→ **Data extract**:
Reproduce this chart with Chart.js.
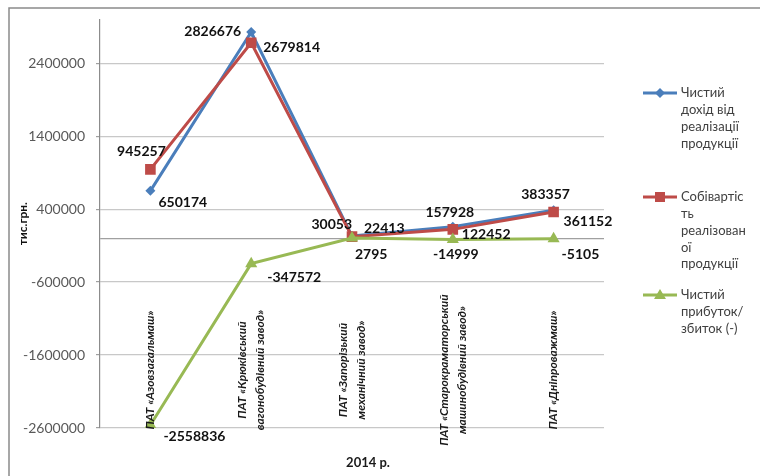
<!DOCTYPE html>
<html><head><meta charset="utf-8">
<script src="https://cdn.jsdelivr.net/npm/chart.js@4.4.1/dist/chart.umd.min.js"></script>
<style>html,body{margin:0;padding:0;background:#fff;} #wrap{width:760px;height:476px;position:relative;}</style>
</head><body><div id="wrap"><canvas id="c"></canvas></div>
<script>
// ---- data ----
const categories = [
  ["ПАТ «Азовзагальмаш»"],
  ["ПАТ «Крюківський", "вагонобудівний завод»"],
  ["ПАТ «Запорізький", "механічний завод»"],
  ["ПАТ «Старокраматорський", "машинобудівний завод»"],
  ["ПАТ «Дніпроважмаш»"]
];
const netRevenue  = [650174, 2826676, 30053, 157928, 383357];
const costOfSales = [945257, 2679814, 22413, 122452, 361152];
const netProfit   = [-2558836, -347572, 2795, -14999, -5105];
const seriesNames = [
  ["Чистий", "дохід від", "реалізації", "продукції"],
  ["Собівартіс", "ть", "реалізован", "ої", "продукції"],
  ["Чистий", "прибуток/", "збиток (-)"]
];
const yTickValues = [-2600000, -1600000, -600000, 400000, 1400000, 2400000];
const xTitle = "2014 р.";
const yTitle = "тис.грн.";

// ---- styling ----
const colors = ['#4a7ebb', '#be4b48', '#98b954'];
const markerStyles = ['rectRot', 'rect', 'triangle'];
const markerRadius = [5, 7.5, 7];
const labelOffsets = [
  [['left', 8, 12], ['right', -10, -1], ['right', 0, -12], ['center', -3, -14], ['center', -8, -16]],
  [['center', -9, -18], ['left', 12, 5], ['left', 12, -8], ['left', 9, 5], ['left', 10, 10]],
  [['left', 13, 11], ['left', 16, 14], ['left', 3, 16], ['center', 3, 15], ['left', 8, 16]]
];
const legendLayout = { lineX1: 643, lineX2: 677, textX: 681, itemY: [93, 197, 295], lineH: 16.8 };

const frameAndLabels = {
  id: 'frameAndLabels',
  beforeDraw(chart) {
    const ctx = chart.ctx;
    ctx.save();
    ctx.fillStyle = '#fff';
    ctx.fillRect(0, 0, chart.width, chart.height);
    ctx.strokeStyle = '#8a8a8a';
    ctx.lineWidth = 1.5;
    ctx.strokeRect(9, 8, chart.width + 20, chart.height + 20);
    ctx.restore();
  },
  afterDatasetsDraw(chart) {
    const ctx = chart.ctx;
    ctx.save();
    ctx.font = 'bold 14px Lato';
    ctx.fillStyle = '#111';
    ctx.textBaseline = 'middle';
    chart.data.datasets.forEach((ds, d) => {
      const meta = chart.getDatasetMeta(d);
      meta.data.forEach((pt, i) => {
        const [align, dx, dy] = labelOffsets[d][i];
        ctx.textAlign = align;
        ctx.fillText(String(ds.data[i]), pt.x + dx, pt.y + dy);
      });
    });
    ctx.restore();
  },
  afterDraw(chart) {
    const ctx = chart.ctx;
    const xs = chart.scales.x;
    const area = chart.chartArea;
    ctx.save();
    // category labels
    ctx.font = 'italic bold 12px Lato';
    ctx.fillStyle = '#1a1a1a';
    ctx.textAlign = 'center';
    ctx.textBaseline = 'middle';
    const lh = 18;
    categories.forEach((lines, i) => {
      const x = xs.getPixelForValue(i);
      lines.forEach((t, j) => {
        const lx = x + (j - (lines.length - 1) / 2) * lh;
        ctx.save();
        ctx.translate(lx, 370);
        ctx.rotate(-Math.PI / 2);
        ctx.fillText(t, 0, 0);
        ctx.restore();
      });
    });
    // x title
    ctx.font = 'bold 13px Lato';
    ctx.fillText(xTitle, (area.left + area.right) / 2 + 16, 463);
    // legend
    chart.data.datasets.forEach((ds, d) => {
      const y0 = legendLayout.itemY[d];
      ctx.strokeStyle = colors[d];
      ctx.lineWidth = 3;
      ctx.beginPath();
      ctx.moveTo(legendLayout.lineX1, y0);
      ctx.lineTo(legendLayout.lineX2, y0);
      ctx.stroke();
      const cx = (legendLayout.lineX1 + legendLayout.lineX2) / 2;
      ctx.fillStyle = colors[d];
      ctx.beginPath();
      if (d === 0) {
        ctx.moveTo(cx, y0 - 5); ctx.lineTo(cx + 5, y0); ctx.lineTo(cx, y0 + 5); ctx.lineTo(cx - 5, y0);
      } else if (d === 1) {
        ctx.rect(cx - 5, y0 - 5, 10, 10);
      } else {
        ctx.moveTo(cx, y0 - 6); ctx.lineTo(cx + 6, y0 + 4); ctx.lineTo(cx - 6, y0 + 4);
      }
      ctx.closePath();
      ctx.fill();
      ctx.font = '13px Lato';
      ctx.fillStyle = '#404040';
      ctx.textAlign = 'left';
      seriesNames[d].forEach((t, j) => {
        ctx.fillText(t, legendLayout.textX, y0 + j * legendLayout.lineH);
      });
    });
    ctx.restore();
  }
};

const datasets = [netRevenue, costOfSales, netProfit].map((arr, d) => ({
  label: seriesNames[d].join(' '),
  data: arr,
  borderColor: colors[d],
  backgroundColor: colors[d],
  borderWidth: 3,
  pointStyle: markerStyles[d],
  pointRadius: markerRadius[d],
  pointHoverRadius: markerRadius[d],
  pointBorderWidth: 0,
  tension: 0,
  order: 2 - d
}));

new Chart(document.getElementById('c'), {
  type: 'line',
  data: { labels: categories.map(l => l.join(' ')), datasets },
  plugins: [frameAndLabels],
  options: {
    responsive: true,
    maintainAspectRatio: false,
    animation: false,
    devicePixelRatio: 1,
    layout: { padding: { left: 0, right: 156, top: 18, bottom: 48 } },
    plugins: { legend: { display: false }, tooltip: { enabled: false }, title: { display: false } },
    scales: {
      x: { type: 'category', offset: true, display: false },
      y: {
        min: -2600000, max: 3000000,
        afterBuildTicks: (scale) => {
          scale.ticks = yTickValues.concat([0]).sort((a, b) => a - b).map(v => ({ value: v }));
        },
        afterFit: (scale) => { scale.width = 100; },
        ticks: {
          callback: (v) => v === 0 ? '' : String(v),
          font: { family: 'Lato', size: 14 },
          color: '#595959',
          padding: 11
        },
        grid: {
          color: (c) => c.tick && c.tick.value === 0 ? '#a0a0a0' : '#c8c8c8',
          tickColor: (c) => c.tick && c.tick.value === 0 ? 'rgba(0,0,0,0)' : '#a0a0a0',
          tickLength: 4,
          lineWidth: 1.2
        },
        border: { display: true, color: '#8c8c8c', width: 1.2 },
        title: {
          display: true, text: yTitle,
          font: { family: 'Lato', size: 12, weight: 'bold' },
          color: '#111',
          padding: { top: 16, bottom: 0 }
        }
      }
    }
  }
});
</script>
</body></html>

→ **Given exercise**: Exclude the images, then output the data above word for word.

→ **Expected output**:
Reproduce this chart with Chart.js.
<!DOCTYPE html>
<html><head><meta charset="utf-8">
<script src="https://cdn.jsdelivr.net/npm/chart.js@4.4.1/dist/chart.umd.min.js"></script>
<style>html,body{margin:0;padding:0;background:#fff;} #wrap{width:760px;height:476px;position:relative;}</style>
</head><body><div id="wrap"><canvas id="c"></canvas></div>
<script>
// ---- data ----
const categories = [
  ["ПАТ «Азовзагальмаш»"],
  ["ПАТ «Крюківський", "вагонобудівний завод»"],
  ["ПАТ «Запорізький", "механічний завод»"],
  ["ПАТ «Старокраматорський", "машинобудівний завод»"],
  ["ПАТ «Дніпроважмаш»"]
];
const netRevenue  = [650174, 2826676, 30053, 157928, 383357];
const costOfSales = [945257, 2679814, 22413, 122452, 361152];
const netProfit   = [-2558836, -347572, 2795, -14999, -5105];
const seriesNames = [
  ["Чистий", "дохід від", "реалізації", "продукції"],
  ["Собівартіс", "ть", "реалізован", "ої", "продукції"],
  ["Чистий", "прибуток/", "збиток (-)"]
];
const yTickValues = [-2600000, -1600000, -600000, 400000, 1400000, 2400000];
const xTitle = "2014 р.";
const yTitle = "тис.грн.";

// ---- styling ----
const colors = ['#4a7ebb', '#be4b48', '#98b954'];
const markerStyles = ['rectRot', 'rect', 'triangle'];
const markerRadius = [5, 7.5, 7];
const labelOffsets = [
  [['left', 8, 12], ['right', -10, -1], ['right', 0, -12], ['center', -3, -14], ['center', -8, -16]],
  [['center', -9, -18], ['left', 12, 5], ['left', 12, -8], ['left', 9, 5], ['left', 10, 10]],
  [['left', 13, 11], ['left', 16, 14], ['left', 3, 16], ['center', 3, 15], ['left', 8, 16]]
];
const legendLayout = { lineX1: 643, lineX2: 677, textX: 681, itemY: [93, 197, 295], lineH: 16.8 };

const frameAndLabels = {
  id: 'frameAndLabels',
  beforeDraw(chart) {
    const ctx = chart.ctx;
    ctx.save();
    ctx.fillStyle = '#fff';
    ctx.fillRect(0, 0, chart.width, chart.height);
    ctx.strokeStyle = '#8a8a8a';
    ctx.lineWidth = 1.5;
    ctx.strokeRect(9, 8, chart.width + 20, chart.height + 20);
    ctx.restore();
  },
  afterDatasetsDraw(chart) {
    const ctx = chart.ctx;
    ctx.save();
    ctx.font = 'bold 14px Lato';
    ctx.fillStyle = '#111';
    ctx.textBaseline = 'middle';
    chart.data.datasets.forEach((ds, d) => {
      const meta = chart.getDatasetMeta(d);
      meta.data.forEach((pt, i) => {
        const [align, dx, dy] = labelOffsets[d][i];
        ctx.textAlign = align;
        ctx.fillText(String(ds.data[i]), pt.x + dx, pt.y + dy);
      });
    });
    ctx.restore();
  },
  afterDraw(chart) {
    const ctx = chart.ctx;
    const xs = chart.scales.x;
    const area = chart.chartArea;
    ctx.save();
    // category labels
    ctx.font = 'italic bold 12px Lato';
    ctx.fillStyle = '#1a1a1a';
    ctx.textAlign = 'center';
    ctx.textBaseline = 'middle';
    const lh = 18;
    categories.forEach((lines, i) => {
      const x = xs.getPixelForValue(i);
      lines.forEach((t, j) => {
        const lx = x + (j - (lines.length - 1) / 2) * lh;
        ctx.save();
        ctx.translate(lx, 370);
        ctx.rotate(-Math.PI / 2);
        ctx.fillText(t, 0, 0);
        ctx.restore();
      });
    });
    // x title
    ctx.font = 'bold 13px Lato';
    ctx.fillText(xTitle, (area.left + area.right) / 2 + 16, 463);
    // legend
    chart.data.datasets.forEach((ds, d) => {
      const y0 = legendLayout.itemY[d];
      ctx.strokeStyle = colors[d];
      ctx.lineWidth = 3;
      ctx.beginPath();
      ctx.moveTo(legendLayout.lineX1, y0);
      ctx.lineTo(legendLayout.lineX2, y0);
      ctx.stroke();
      const cx = (legendLayout.lineX1 + legendLayout.lineX2) / 2;
      ctx.fillStyle = colors[d];
      ctx.beginPath();
      if (d === 0) {
        ctx.moveTo(cx, y0 - 5); ctx.lineTo(cx + 5, y0); ctx.lineTo(cx, y0 + 5); ctx.lineTo(cx - 5, y0);
      } else if (d === 1) {
        ctx.rect(cx - 5, y0 - 5, 10, 10);
      } else {
        ctx.moveTo(cx, y0 - 6); ctx.lineTo(cx + 6, y0 + 4); ctx.lineTo(cx - 6, y0 + 4);
      }
      ctx.closePath();
      ctx.fill();
      ctx.font = '13px Lato';
      ctx.fillStyle = '#404040';
      ctx.textAlign = 'left';
      seriesNames[d].forEach((t, j) => {
        ctx.fillText(t, legendLayout.textX, y0 + j * legendLayout.lineH);
      });
    });
    ctx.restore();
  }
};

const datasets = [netRevenue, costOfSales, netProfit].map((arr, d) => ({
  label: seriesNames[d].join(' '),
  data: arr,
  borderColor: colors[d],
  backgroundColor: colors[d],
  borderWidth: 3,
  pointStyle: markerStyles[d],
  pointRadius: markerRadius[d],
  pointHoverRadius: markerRadius[d],
  pointBorderWidth: 0,
  tension: 0,
  order: 2 - d
}));

new Chart(document.getElementById('c'), {
  type: 'line',
  data: { labels: categories.map(l => l.join(' ')), datasets },
  plugins: [frameAndLabels],
  options: {
    responsive: true,
    maintainAspectRatio: false,
    animation: false,
    devicePixelRatio: 1,
    layout: { padding: { left: 0, right: 156, top: 18, bottom: 48 } },
    plugins: { legend: { display: false }, tooltip: { enabled: false }, title: { display: false } },
    scales: {
      x: { type: 'category', offset: true, display: false },
      y: {
        min: -2600000, max: 3000000,
        afterBuildTicks: (scale) => {
          scale.ticks = yTickValues.concat([0]).sort((a, b) => a - b).map(v => ({ value: v }));
        },
        afterFit: (scale) => { scale.width = 100; },
        ticks: {
          callback: (v) => v === 0 ? '' : String(v),
          font: { family: 'Lato', size: 14 },
          color: '#595959',
          padding: 11
        },
        grid: {
          color: (c) => c.tick && c.tick.value === 0 ? '#a0a0a0' : '#c8c8c8',
          tickColor: (c) => c.tick && c.tick.value === 0 ? 'rgba(0,0,0,0)' : '#a0a0a0',
          tickLength: 4,
          lineWidth: 1.2
        },
        border: { display: true, color: '#8c8c8c', width: 1.2 },
        title: {
          display: true, text: yTitle,
          font: { family: 'Lato', size: 12, weight: 'bold' },
          color: '#111',
          padding: { top: 16, bottom: 0 }
        }
      }
    }
  }
});
</script>
</body></html>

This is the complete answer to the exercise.